MichihiroHorie · January 23, 2024, 8:41am

Hi everyone, I’m new in PyTorch.

I have questions about fusion in Inductor.

I think Inductor currently supports epilogue fusion, but does not support prologue fusion.
For example, Inductor fuses two nodes: mm followed by relu (that is, epilogue), but when the order is relu followed by mm (that is, prologue), no fusion happens. In Inductor IR, it looks that mm always receives StarDep, which does not match MemoryDep that is the output of relu.

If I want to enable prologue fusion, how can I extend inductor code in the most reasonable way?

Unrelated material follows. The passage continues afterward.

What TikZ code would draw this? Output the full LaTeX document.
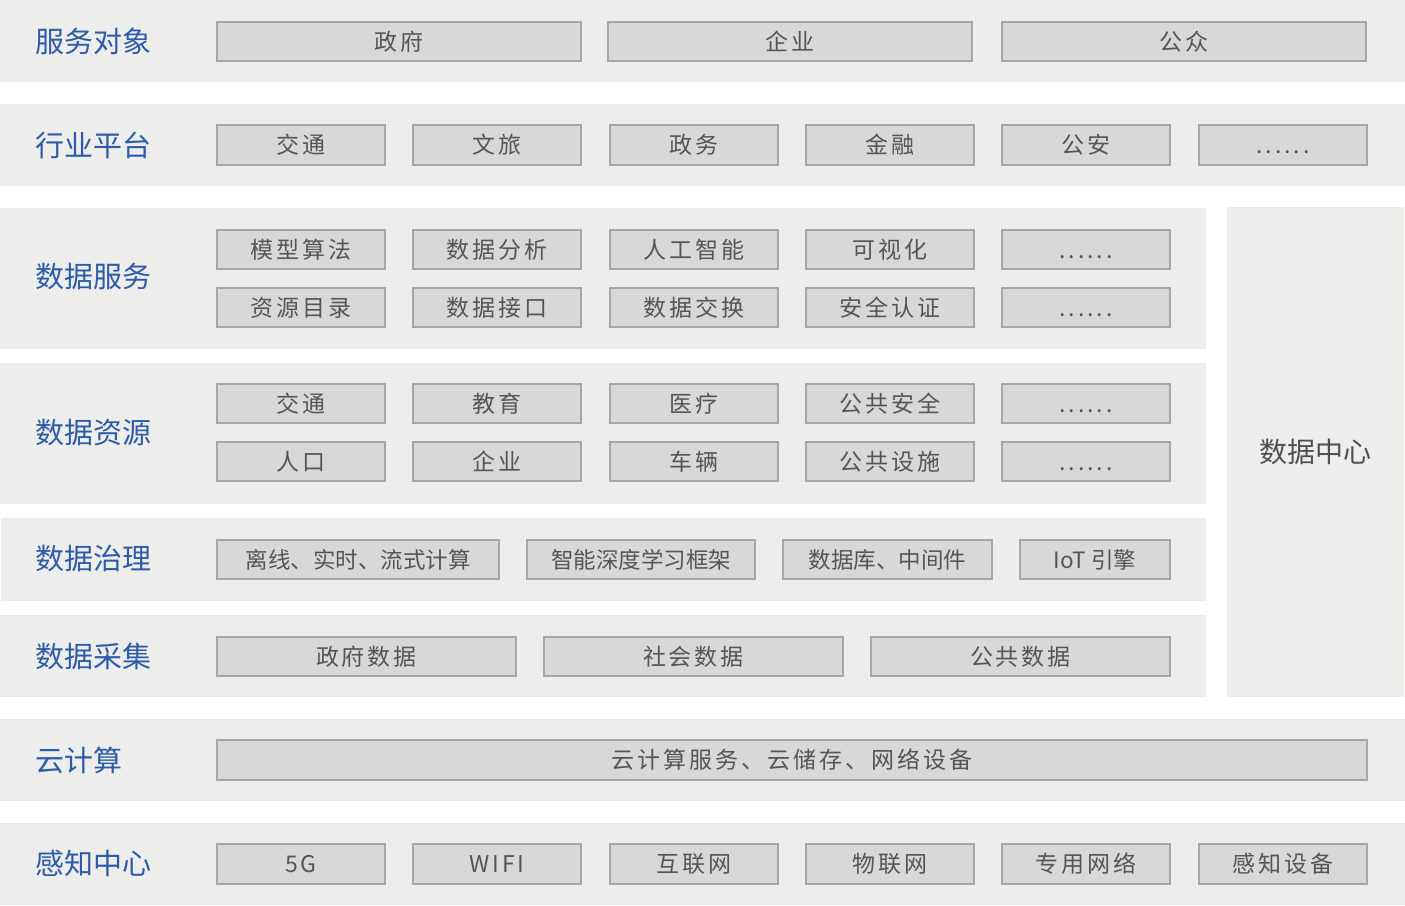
\documentclass[tikz,border=0pt]{standalone}
\usepackage{fontspec}
\newfontfamily\cjk{Noto Sans CJK SC}
\newfontfamily\cjksp[LetterSpace=13]{Noto Sans CJK SC}
\definecolor{bandbg}{HTML}{EDEDEC}
\definecolor{cellbg}{HTML}{D8D8D8}
\definecolor{cellline}{HTML}{A6A6A6}
\definecolor{celltext}{HTML}{555555}
\definecolor{labelblue}{HTML}{2D5BA7}
\definecolor{dctext}{HTML}{505050}
\tikzset{
  band/.style={fill=bandbg, draw=none},
  cell/.style={draw=cellline, fill=cellbg, line width=1.2pt, inner sep=0pt,
    text=celltext, font=\fontsize{23}{23}\cjksp, text height=20pt, text depth=2.5pt},
  celltight/.style={cell, font=\fontsize{22.5}{22.5}\cjk},
  lab/.style={anchor=west, text=labelblue, font=\fontsize{29}{29}\cjk, inner sep=0pt},
}
% name, x1, x2, y1, y2, text
\newcommand\mycell[7][cell]{%
  \node[#1, minimum width={#4-#3}, minimum height={#6-#5}] (#2) at ({(#3+#4)/2},{(#5+#6)/2}) {#7};}
\begin{document}
\begin{tikzpicture}[x=1pt,y=-1pt]
\useasboundingbox (0,0) rectangle (1405,905);
% bands
\fill[band] (0,0) rectangle (1405,82);
\fill[band] (0,104) rectangle (1405,186);
\fill[band] (0,208) rectangle (1206,349);
\fill[band] (0,363) rectangle (1206,504);
\fill[band] (1,518) rectangle (1206,601);
\fill[band] (0,615) rectangle (1206,697);
\fill[band] (0,719) rectangle (1405,801);
\fill[band] (0,823) rectangle (1405,905);
\node[band, minimum width=177pt, minimum height=490pt, inner sep=0pt,
  text=dctext, font=\fontsize{28}{28}\cjk] (dc) at (1315.5,452) {数据中心};
% labels
\node[lab] (l1) at (35,41) {服务对象};
\node[lab] (l2) at (35,145) {行业平台};
\node[lab] (l3) at (35,277) {数据服务};
\node[lab] (l4) at (35,433) {数据资源};
\node[lab] (l5) at (35,559) {数据治理};
\node[lab] (l6) at (35,656) {数据采集};
\node[lab] (l7) at (35,760) {云计算};
\node[lab] (l8) at (35,863) {感知中心};
% row 1
\mycell{a1}{217}{581}{22}{61}{政府}
\mycell{a2}{608}{972}{22}{61}{企业}
\mycell{a3}{1002}{1366}{22}{61}{公众}
% row 2
\mycell{b1}{217}{385}{125}{165}{交通}
\mycell{b2}{413}{581}{125}{165}{文旅}
\mycell{b3}{610}{778}{125}{165}{政务}
\mycell{b4}{806}{974}{125}{165}{金融}
\mycell{b5}{1002}{1170}{125}{165}{公安}
\mycell{b6}{1199}{1367}{125}{165}{......}
% row 3
\mycell{c1}{217}{385}{230}{269}{模型算法}
\mycell{c2}{413}{581}{230}{269}{数据分析}
\mycell{c3}{610}{778}{230}{269}{人工智能}
\mycell{c4}{806}{974}{230}{269}{可视化}
\mycell{c5}{1002}{1170}{230}{269}{......}
\mycell{c6}{217}{385}{288}{327}{资源目录}
\mycell{c7}{413}{581}{288}{327}{数据接口}
\mycell{c8}{610}{778}{288}{327}{数据交换}
\mycell{c9}{806}{974}{288}{327}{安全认证}
\mycell{c10}{1002}{1170}{288}{327}{......}
% row 4
\mycell{d1}{217}{385}{384}{423}{交通}
\mycell{d2}{413}{581}{384}{423}{教育}
\mycell{d3}{610}{778}{384}{423}{医疗}
\mycell{d4}{806}{974}{384}{423}{公共安全}
\mycell{d5}{1002}{1170}{384}{423}{......}
\mycell{d6}{217}{385}{442}{481}{人口}
\mycell{d7}{413}{581}{442}{481}{企业}
\mycell{d8}{610}{778}{442}{481}{车辆}
\mycell{d9}{806}{974}{442}{481}{公共设施}
\mycell{d10}{1002}{1170}{442}{481}{......}
% row 5
\mycell[celltight]{e1}{217}{499}{540}{579}{离线、实时、流式计算}
\mycell[celltight]{e2}{527}{755}{540}{579}{智能深度学习框架}
\mycell[celltight]{e3}{783}{992}{540}{579}{数据库、中间件}
\mycell[celltight]{e4}{1020}{1170}{540}{579}{IoT 引擎}
% row 6
\mycell{f1}{217}{516}{637}{676}{政府数据}
\mycell{f2}{544}{843}{637}{676}{社会数据}
\mycell{f3}{871}{1170}{637}{676}{公共数据}
% row 7
\mycell{g1}{217}{1367}{740}{780}{云计算服务、云储存、网络设备}
% row 8
\mycell{h1}{217}{385}{844}{884}{5G}
\mycell{h2}{413}{581}{844}{884}{WIFI}
\mycell{h3}{610}{778}{844}{884}{互联网}
\mycell{h4}{806}{974}{844}{884}{物联网}
\mycell{h5}{1002}{1170}{844}{884}{专用网络}
\mycell{h6}{1199}{1367}{844}{884}{感知设备}
\end{tikzpicture}
\end{document}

In scheduler.py, can_fuse_vertical has conditions to partly accept unmet_dependencies. I’m wondering if the conditions can be extended so that StarDep can compare with MemoryDep somehow. For example, can StarDep be cast to MemoryDep under some conditions?

github.com

pytorch/pytorch/blob/main/torch/_inductor/scheduler.py#L2010-L2018


      
          if (
              rd.name == cd.name
              and type(rd) == type(cd)
              and not free_symbol_has(rd.index, "tmp")
              and not free_symbol_has(cd.index, "tmp")
              and rd.index == cd.index
              and len(rd.size) >= len(cd.size)
              and rd.size[: len(cd.size)] == cd.size
          ):

Also, I’m wondering if TemplateBuffer can also handle MemoryDep.

github.com

pytorch/pytorch/blob/main/torch/_inductor/ir.py#L3327


      
              name = self.get_name()
              indexer = self.layout.make_indexer()
          
              def dummy(index, rindex):
                  assert len(rindex) == 0
                  return ops.store(name, indexer(index), "fake")
          
              deps = dependencies.extract_read_writes(
                  dummy, self.get_size(), (), normalize=True
              )
              deps.reads = {dependencies.StarDep(x.get_name()) for x in self.inputs}
              return deps
          
          def get_reduction_size(self):
              return 1
          
          def get_reduction_type(self):
              return None
          
          def is_no_op(self):
              return False

Any comments would be helpful. Thank you.